Maryana gave us guidelines to follow when a child goes missing in Kenya. The most important things being TIME, FACTS and an IMAGE. So a parent or guardian should go to the nearest police station immediately and report. Once the report is done, you will be given an OB number. Then circulating an image of the missing child is key but not more than three different images so that the public is not confused since too many photos can bring out a child looking differently and thus confusing the public. If a child is special need weigh whether to inform the public since this information can cause more harm than good given the type of way the child went missing. Many times, parents panic and begin the search on their own and after many hours they remember to go to the police station.

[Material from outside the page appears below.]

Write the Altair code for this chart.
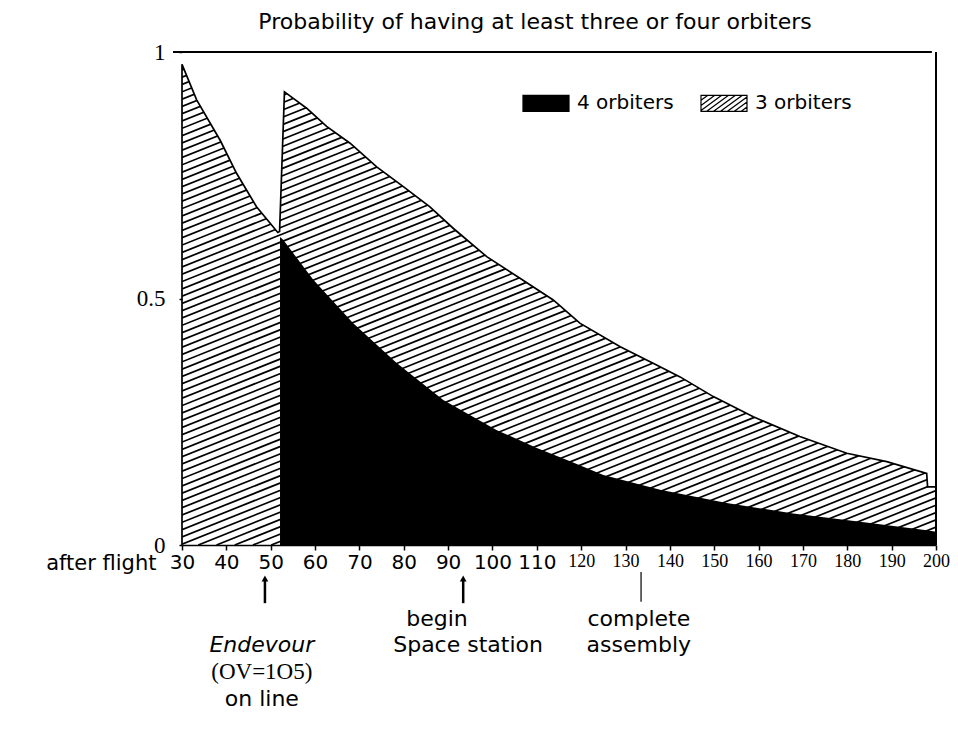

Once the report is done at the police station, they do not have alert that goes to all police stations and that is where missing child comes in. They make a poster free of charge with clear, precise details of the child complete with the image of the missing child. This is circulated on their online platform to their different networks who then circulate further and so the news of the missing child is received by more people and circulated far and wide which is what every parent wants for many people to be on the lookout for their missing child. When a child is found, there are different circumstances that made the child to go missing and so this has to be looked into as well.

Missing child Kenya is very active on social media and are accessible to the community to give their services. They also give educational program and training programs, they do safety audits so that they can be able to put in the right measure. The toll-free number to call in Kenya incase a child goes missing is 0800 22 33 44 and for now it’s not 24 hours as they work on this.

Maryana is an author of a book called “HIGH FIVE” a first in a series called the safety series. It based on five-star learning model that is parent, teacher, another child, caregiver and themselves. This books targets ages 2 to 6. It is a fantastic read along that helps parents and their children. More about the book can be found on their Facebook page Missing Child Kenya.

We thank Maryana for being our guest and for partnering with Kara to provide safety for our children in every way possible.